#### MATERIAL
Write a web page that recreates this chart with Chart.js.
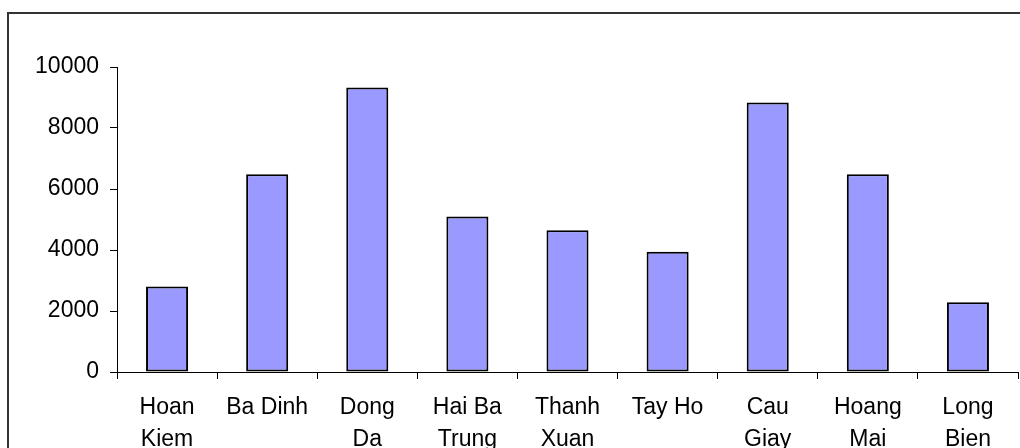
<!DOCTYPE html>
<html>
<head>
<meta charset="utf-8">
<script src="https://cdn.jsdelivr.net/npm/chart.js@4/dist/chart.umd.min.js"></script>
<style>
  html, body { margin: 0; padding: 0; background: #fff; }
  #wrap { width: 1020px; height: 448px; }
</style>
</head>
<body>
<div id="wrap"><canvas id="c" width="1020" height="448"></canvas></div>
<script>
// District names (two-line labels) and their values
const districts = [
  ['Hoan', 'Kiem'], ['Ba Dinh'], ['Dong', 'Da'], ['Hai Ba', 'Trung'],
  ['Thanh', 'Xuan'], ['Tay Ho'], ['Cau', 'Giay'], ['Hoang', 'Mai'], ['Long', 'Bien']
];
const values = [2800, 6480, 9330, 5100, 4650, 3940, 8840, 6480, 2290];
const yTicks = [0, 2000, 4000, 6000, 8000, 10000];

const FONT = { family: '"Liberation Sans", Arial, sans-serif', size: 23 };

// Outer frame around the chart, partly running off the canvas edge
const framePlugin = {
  id: 'frame',
  afterDraw(chart) {
    const ctx = chart.ctx;
    ctx.save();
    ctx.strokeStyle = '#333';
    ctx.lineWidth = 2;
    ctx.strokeRect(8, 13, 1040, 480);
    ctx.restore();
  }
};

new Chart(document.getElementById('c'), {
  type: 'bar',
  data: {
    labels: districts,
    datasets: [{
      data: values,
      backgroundColor: '#9999FF',
      borderColor: '#000',
      borderWidth: 2,
      borderSkipped: false,
      barPercentage: 0.42,
      categoryPercentage: 1.0
    }]
  },
  options: {
    responsive: false,
    animation: false,
    layout: { padding: { top: 67, right: 2, left: 0, bottom: 0 } },
    plugins: { legend: { display: false }, tooltip: { enabled: false } },
    scales: {
      x: {
        grid: {
          offset: true,
          drawOnChartArea: false,
          drawTicks: true,
          tickLength: 7,
          color: '#000'
        },
        border: { color: '#000', width: 1 },
        ticks: {
          color: '#000',
          font: { ...FONT, lineHeight: 1.37 },
          padding: 13,
          maxRotation: 0,
          autoSkip: false
        },
        afterFit(scale) { scale.height = 76; }
      },
      y: {
        min: 0,
        max: 10000,
        afterBuildTicks(scale) { scale.ticks = yTicks.map(v => ({ value: v })); },
        grid: {
          drawOnChartArea: false,
          drawTicks: true,
          tickLength: 7,
          color: '#000'
        },
        border: { color: '#000', width: 1 },
        ticks: {
          color: '#000',
          font: FONT,
          padding: 11,
          callback: v => String(v)
        },
        afterFit(scale) { scale.width = 117; }
      }
    }
  },
  plugins: [framePlugin]
});
</script>
</body>
</html>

#### WHAT YOU ARE ASKED TO DO
Begin at the first line of the material and copy each line exactly through the one containing "sans-serif', size: 23". Omit pictures.

#### RESPONSE
Write a web page that recreates this chart with Chart.js.
<!DOCTYPE html>
<html>
<head>
<meta charset="utf-8">
<script src="https://cdn.jsdelivr.net/npm/chart.js@4/dist/chart.umd.min.js"></script>
<style>
  html, body { margin: 0; padding: 0; background: #fff; }
  #wrap { width: 1020px; height: 448px; }
</style>
</head>
<body>
<div id="wrap"><canvas id="c" width="1020" height="448"></canvas></div>
<script>
// District names (two-line labels) and their values
const districts = [
  ['Hoan', 'Kiem'], ['Ba Dinh'], ['Dong', 'Da'], ['Hai Ba', 'Trung'],
  ['Thanh', 'Xuan'], ['Tay Ho'], ['Cau', 'Giay'], ['Hoang', 'Mai'], ['Long', 'Bien']
];
const values = [2800, 6480, 9330, 5100, 4650, 3940, 8840, 6480, 2290];
const yTicks = [0, 2000, 4000, 6000, 8000, 10000];

const FONT = { family: '"Liberation Sans", Arial, sans-serif', size: 23 };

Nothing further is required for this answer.